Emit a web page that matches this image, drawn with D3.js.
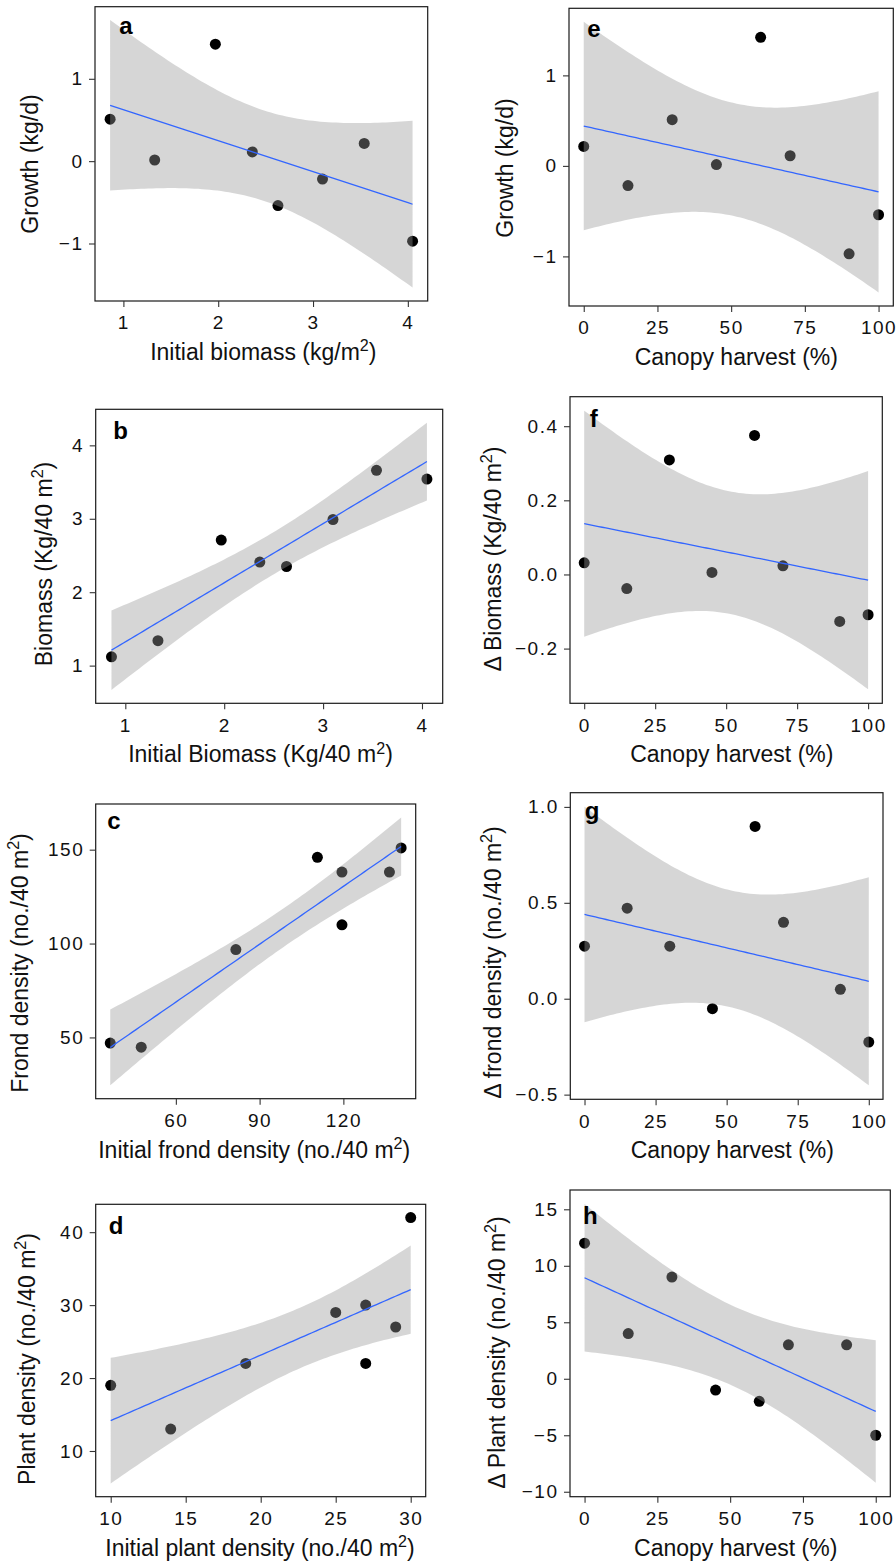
<!DOCTYPE html>
<html>
<head>
<meta charset="utf-8">
<script src="https://cdn.jsdelivr.net/npm/d3@7"></script>
<style>
  html, body { margin: 0; padding: 0; background: #fff; }
  svg { display: block; font-family: "Liberation Sans", Arial, Helvetica, sans-serif; }
</style>
</head>
<body>
<svg id="chart" width="896" height="1564"></svg>
<script>
// data (8 plots each)
const initialBiomass = [0.86, 1.33, 1.97, 2.36, 2.63, 3.10, 3.54, 4.05];
const growthByBiomass = [0.51, 0.014, 1.42, 0.112, -0.54, -0.217, 0.215, -0.972];
const finalBiomass = [1.12, 1.34, 2.71, 2.41, 2.35, 2.99, 3.66, 3.54];
const initialFrond = [36.5, 47.6, 81.5, 110.7, 119.5, 119.5, 136.5, 140.7];
const finalFrond = [47.0, 44.8, 96.8, 145.9, 138.1, 110.0, 138.1, 150.9];
const initialPlant = [10, 14, 19, 25, 27, 27, 29, 30];
const finalPlant = [19, 13, 22, 29, 30, 22, 27, 42];

const canopyHarvest = [0, 15, 30, 45, 60, 70, 90, 100];
const growthByHarvest = [0.215, -0.217, 0.51, 0.014, 1.42, 0.112, -0.972, -0.54];
const deltaBiomass = [0.0315, -0.038, 0.309, 0.0054, 0.375, 0.0234, -0.1267, -0.1087];
const deltaFrond = [0.274, 0.472, 0.274, -0.052, 0.898, 0.398, 0.049, -0.226];
const deltaPlant = [12, 4, 9, -1, -2, 3, 3, -5];

// tick values
const ticksBiomassX = [1, 2, 3, 4];
const ticksGrowthY = [-1, 0, 1];
const ticksBiomassY = [1, 2, 3, 4];
const ticksFrondX = [60, 90, 120];
const ticksFrondY = [50, 100, 150];
const ticksPlantX = [10, 15, 20, 25, 30];
const ticksPlantY = [10, 20, 30, 40];
const ticksHarvestX = [0, 25, 50, 75, 100];
const ticksDeltaBiomassY = [-0.2, 0, 0.2, 0.4];
const ticksDeltaFrondY = [-0.5, 0, 0.5, 1.0];
const ticksDeltaPlantY = [-10, -5, 0, 5, 10, 15];

// t quantiles, df = 6 (n = 8): 95% band and 90% band (c, d look like 90%)
const T95 = 2.446912;
const T90 = 1.943180;

const panels = [
  { letter: "a", xs: initialBiomass, ys: growthByBiomass, xt: ticksBiomassX, yt: ticksGrowthY, yf: "d", t: T95,
    box: [95, 427.7, 6.7, 301], lo: [24.3, 27.3], yTitle: [38.2, 164], xTitleX: 263.3,
    xLab: ["Initial biomass (kg/m", "2", ")"], yLab: ["Growth (kg/d)"] },
  { letter: "b", xs: initialBiomass, ys: finalBiomass, xt: ticksBiomassX, yt: ticksBiomassY, yf: "d", t: T95,
    box: [95.7, 442.7, 409.3, 703.3], lo: [17.6, 29.7], yTitle: [51.5, 564], xTitleX: 260.5,
    xLab: ["Initial Biomass (Kg/40 m", "2", ")"], yLab: ["Biomass (Kg/40 m", "2", ")"] },
  { letter: "c", xs: initialFrond, ys: finalFrond, xt: ticksFrondX, yt: ticksFrondY, yf: "d", t: T90,
    box: [95.7, 415.7, 804, 1098.7], lo: [11.6, 25], yTitle: [28.2, 963], xTitleX: 254.2,
    xLab: ["Initial frond density (no./40 m", "2", ")"], yLab: ["Frond density (no./40 m", "2", ")"] },
  { letter: "d", xs: initialPlant, ys: finalPlant, xt: ticksPlantX, yt: ticksPlantY, yf: "d", t: T90,
    box: [95.7, 425.7, 1204.3, 1496.7], lo: [13, 29.7], yTitle: [34.8, 1359], xTitleX: 260,
    xLab: ["Initial plant density (no./40 m", "2", ")"], yLab: ["Plant density (no./40 m", "2", ")"] },
  { letter: "e", xs: canopyHarvest, ys: growthByHarvest, xt: ticksHarvestX, yt: ticksGrowthY, yf: "d", t: T95,
    box: [569, 893.3, 8.3, 306], lo: [18.3, 28.4], yTitle: [512.8, 168], xTitleX: 736.3,
    xLab: ["Canopy harvest (%)"], yLab: ["Growth (kg/d)"] },
  { letter: "f", xs: canopyHarvest, ys: deltaBiomass, xt: ticksHarvestX, yt: ticksDeltaBiomassY, yf: ".1f", t: T95,
    box: [570, 882.3, 396.7, 703.3], lo: [19.7, 30], yTitle: [501, 559], xTitleX: 731.8,
    xLab: ["Canopy harvest (%)"], yLab: ["\u0394 Biomass (Kg/40 m", "2", ")"] },
  { letter: "g", xs: canopyHarvest, ys: deltaFrond, xt: ticksHarvestX, yt: ticksDeltaFrondY, yf: ".1f", t: T95,
    box: [570.3, 883, 792.7, 1099.3], lo: [14.4, 26.6], yTitle: [501.2, 962.5], xTitleX: 732.3,
    xLab: ["Canopy harvest (%)"], yLab: ["\u0394 frond density (no./40 m", "2", ")"] },
  { letter: "h", xs: canopyHarvest, ys: deltaPlant, xt: ticksHarvestX, yt: ticksDeltaPlantY, yf: "d", t: T95,
    box: [570, 890.3, 1190, 1496.7], lo: [13, 34], yTitle: [504.5, 1352.5], xTitleX: 735.7,
    xLab: ["Canopy harvest (%)"], yLab: ["\u0394 Plant density (no./40 m", "2", ")"] }
];

// ordinary least squares with a confidence band, like geom_smooth(method = "lm")
const fitLine = (xs, ys, t) => {
  const n = xs.length;
  const mx = d3.mean(xs), my = d3.mean(ys);
  const sxx = d3.sum(xs, x => (x - mx) * (x - mx));
  const sxy = d3.sum(xs, (x, i) => (x - mx) * (ys[i] - my));
  const b = sxy / sxx, a = my - b * mx;
  const sse = d3.sum(xs, (x, i) => Math.pow(ys[i] - a - b * x, 2));
  const s = Math.sqrt(sse / (n - 2));
  const [x0, x1] = d3.extent(xs);
  const grid = d3.range(80).map(i => x0 + (x1 - x0) * i / 79);
  return grid.map(x => {
    const f = a + b * x;
    const h = t * s * Math.sqrt(1 / n + (x - mx) * (x - mx) / sxx);
    return { x: x, fit: f, lo: f - h, hi: f + h };
  });
};

const expand = ([lo, hi]) => {
  const pad = (hi - lo) * 0.05;
  return [lo - pad, hi + pad];
};

const svg = d3.select("#chart");

const addLabel = (sel, parts, size) => {
  sel.append("tspan").text(parts[0]);
  if (parts.length > 1) {
    sel.append("tspan").text(parts[1]).attr("font-size", size * 0.7).attr("dy", -size * 0.38);
    sel.append("tspan").text(parts[2]).attr("dy", size * 0.38);
  }
};

panels.forEach(p => {
  const [left, right, top, bottom] = p.box;
  const band = fitLine(p.xs, p.ys, p.t);

  const x = d3.scaleLinear().domain(expand(d3.extent(p.xs))).range([left, right]);
  const yVals = p.ys.concat(band.map(d => d.lo), band.map(d => d.hi));
  const y = d3.scaleLinear().domain(expand(d3.extent(yVals))).range([bottom, top]);

  const g = svg.append("g");

  // points first, band on top (semi transparent)
  g.selectAll("circle")
    .data(p.xs.map((v, i) => [v, p.ys[i]]))
    .join("circle")
    .attr("cx", d => x(d[0]))
    .attr("cy", d => y(d[1]))
    .attr("r", 5.5)
    .attr("fill", "#000");

  g.append("path")
    .datum(band)
    .attr("fill", "#999999")
    .attr("fill-opacity", 0.4)
    .attr("d", d3.area().x(d => x(d.x)).y0(d => y(d.lo)).y1(d => y(d.hi)));

  g.append("path")
    .datum(band)
    .attr("fill", "none")
    .attr("stroke", "#3366FF")
    .attr("stroke-width", 1.3)
    .attr("d", d3.line().x(d => x(d.x)).y(d => y(d.fit)));

  g.append("rect")
    .attr("x", left).attr("y", top)
    .attr("width", right - left).attr("height", bottom - top)
    .attr("fill", "none")
    .attr("stroke", "#1a1a1a")
    .attr("stroke-width", 1.2);

  const xAxis = g.append("g")
    .attr("transform", `translate(0,${bottom})`)
    .call(d3.axisBottom(x).tickValues(p.xt).tickSize(6).tickPadding(9).tickFormat(d3.format("d")));
  const yAxis = g.append("g")
    .attr("transform", `translate(${left},0)`)
    .call(d3.axisLeft(y).tickValues(p.yt).tickSize(6).tickPadding(5.5).tickFormat(d3.format(p.yf)));

  [xAxis, yAxis].forEach(ax => {
    ax.select(".domain").remove();
    ax.selectAll(".tick line").attr("stroke", "#333").attr("stroke-width", 1.1);
    ax.selectAll(".tick text")
      .attr("fill", "#111")
      .attr("font-size", 19)
      .attr("letter-spacing", 1.5)
      .attr("font-family", "'Liberation Sans', Arial, Helvetica, sans-serif");
  });

  // panel letter
  g.append("text")
    .attr("x", left + p.lo[0])
    .attr("y", top + p.lo[1])
    .attr("font-size", 24)
    .attr("font-weight", "bold")
    .attr("fill", "#000")
    .text(p.letter);

  // axis titles
  const xt = g.append("text")
    .attr("x", p.xTitleX)
    .attr("y", bottom + 59)
    .attr("text-anchor", "middle")
    .attr("font-size", 23)
    .attr("fill", "#111");
  addLabel(xt, p.xLab, 23);

  const yt = g.append("text")
    .attr("transform", `translate(${p.yTitle[0]},${p.yTitle[1]}) rotate(-90)`)
    .attr("text-anchor", "middle")
    .attr("font-size", 23)
    .attr("fill", "#111");
  addLabel(yt, p.yLab, 23);
});
</script>
</body>
</html>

» Problem description: Return only the lines running from the top of the data to the line that holds "const T90 = 1.943180;". Include both of those lines, but skip the pictures.

» Complete response:
Emit a web page that matches this image, drawn with D3.js.
<!DOCTYPE html>
<html>
<head>
<meta charset="utf-8">
<script src="https://cdn.jsdelivr.net/npm/d3@7"></script>
<style>
  html, body { margin: 0; padding: 0; background: #fff; }
  svg { display: block; font-family: "Liberation Sans", Arial, Helvetica, sans-serif; }
</style>
</head>
<body>
<svg id="chart" width="896" height="1564"></svg>
<script>
// data (8 plots each)
const initialBiomass = [0.86, 1.33, 1.97, 2.36, 2.63, 3.10, 3.54, 4.05];
const growthByBiomass = [0.51, 0.014, 1.42, 0.112, -0.54, -0.217, 0.215, -0.972];
const finalBiomass = [1.12, 1.34, 2.71, 2.41, 2.35, 2.99, 3.66, 3.54];
const initialFrond = [36.5, 47.6, 81.5, 110.7, 119.5, 119.5, 136.5, 140.7];
const finalFrond = [47.0, 44.8, 96.8, 145.9, 138.1, 110.0, 138.1, 150.9];
const initialPlant = [10, 14, 19, 25, 27, 27, 29, 30];
const finalPlant = [19, 13, 22, 29, 30, 22, 27, 42];

const canopyHarvest = [0, 15, 30, 45, 60, 70, 90, 100];
const growthByHarvest = [0.215, -0.217, 0.51, 0.014, 1.42, 0.112, -0.972, -0.54];
const deltaBiomass = [0.0315, -0.038, 0.309, 0.0054, 0.375, 0.0234, -0.1267, -0.1087];
const deltaFrond = [0.274, 0.472, 0.274, -0.052, 0.898, 0.398, 0.049, -0.226];
const deltaPlant = [12, 4, 9, -1, -2, 3, 3, -5];

// tick values
const ticksBiomassX = [1, 2, 3, 4];
const ticksGrowthY = [-1, 0, 1];
const ticksBiomassY = [1, 2, 3, 4];
const ticksFrondX = [60, 90, 120];
const ticksFrondY = [50, 100, 150];
const ticksPlantX = [10, 15, 20, 25, 30];
const ticksPlantY = [10, 20, 30, 40];
const ticksHarvestX = [0, 25, 50, 75, 100];
const ticksDeltaBiomassY = [-0.2, 0, 0.2, 0.4];
const ticksDeltaFrondY = [-0.5, 0, 0.5, 1.0];
const ticksDeltaPlantY = [-10, -5, 0, 5, 10, 15];

// t quantiles, df = 6 (n = 8): 95% band and 90% band (c, d look like 90%)
const T95 = 2.446912;
const T90 = 1.943180;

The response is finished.